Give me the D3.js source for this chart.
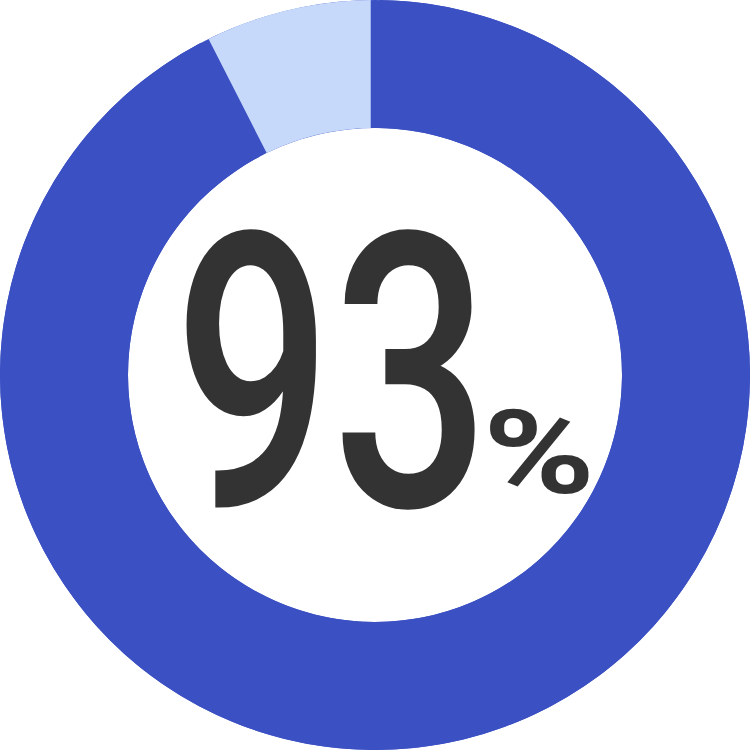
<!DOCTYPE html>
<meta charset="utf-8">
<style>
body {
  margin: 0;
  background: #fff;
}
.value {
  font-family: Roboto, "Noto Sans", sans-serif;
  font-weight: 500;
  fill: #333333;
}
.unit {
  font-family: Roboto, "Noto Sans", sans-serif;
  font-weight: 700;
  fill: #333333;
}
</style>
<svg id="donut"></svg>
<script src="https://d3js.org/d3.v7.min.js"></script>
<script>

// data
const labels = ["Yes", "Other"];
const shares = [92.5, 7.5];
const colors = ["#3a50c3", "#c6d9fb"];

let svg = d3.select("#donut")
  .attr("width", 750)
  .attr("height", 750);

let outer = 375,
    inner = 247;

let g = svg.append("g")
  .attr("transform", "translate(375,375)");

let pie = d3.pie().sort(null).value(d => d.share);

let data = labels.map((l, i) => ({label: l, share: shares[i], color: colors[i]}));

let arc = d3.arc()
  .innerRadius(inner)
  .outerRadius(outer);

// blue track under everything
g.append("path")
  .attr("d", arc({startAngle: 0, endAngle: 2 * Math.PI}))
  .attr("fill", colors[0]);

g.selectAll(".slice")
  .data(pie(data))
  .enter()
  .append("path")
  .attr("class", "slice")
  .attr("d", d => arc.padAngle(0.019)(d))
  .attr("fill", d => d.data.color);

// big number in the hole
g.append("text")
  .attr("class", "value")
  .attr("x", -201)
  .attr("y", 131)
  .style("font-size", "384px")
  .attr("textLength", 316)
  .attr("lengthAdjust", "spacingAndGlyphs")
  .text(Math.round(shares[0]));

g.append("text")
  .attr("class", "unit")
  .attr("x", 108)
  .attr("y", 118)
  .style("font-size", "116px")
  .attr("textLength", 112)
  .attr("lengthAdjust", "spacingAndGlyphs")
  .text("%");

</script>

____________

Reproduce the material word for word, minus the images.

Solution
Give me the D3.js source for this chart.
<!DOCTYPE html>
<meta charset="utf-8">
<style>
body {
  margin: 0;
  background: #fff;
}
.value {
  font-family: Roboto, "Noto Sans", sans-serif;
  font-weight: 500;
  fill: #333333;
}
.unit {
  font-family: Roboto, "Noto Sans", sans-serif;
  font-weight: 700;
  fill: #333333;
}
</style>
<svg id="donut"></svg>
<script src="https://d3js.org/d3.v7.min.js"></script>
<script>

// data
const labels = ["Yes", "Other"];
const shares = [92.5, 7.5];
const colors = ["#3a50c3", "#c6d9fb"];

let svg = d3.select("#donut")
  .attr("width", 750)
  .attr("height", 750);

let outer = 375,
    inner = 247;

let g = svg.append("g")
  .attr("transform", "translate(375,375)");

let pie = d3.pie().sort(null).value(d => d.share);

let data = labels.map((l, i) => ({label: l, share: shares[i], color: colors[i]}));

let arc = d3.arc()
  .innerRadius(inner)
  .outerRadius(outer);

// blue track under everything
g.append("path")
  .attr("d", arc({startAngle: 0, endAngle: 2 * Math.PI}))
  .attr("fill", colors[0]);

g.selectAll(".slice")
  .data(pie(data))
  .enter()
  .append("path")
  .attr("class", "slice")
  .attr("d", d => arc.padAngle(0.019)(d))
  .attr("fill", d => d.data.color);

// big number in the hole
g.append("text")
  .attr("class", "value")
  .attr("x", -201)
  .attr("y", 131)
  .style("font-size", "384px")
  .attr("textLength", 316)
  .attr("lengthAdjust", "spacingAndGlyphs")
  .text(Math.round(shares[0]));

g.append("text")
  .attr("class", "unit")
  .attr("x", 108)
  .attr("y", 118)
  .style("font-size", "116px")
  .attr("textLength", 112)
  .attr("lengthAdjust", "spacingAndGlyphs")
  .text("%");

</script>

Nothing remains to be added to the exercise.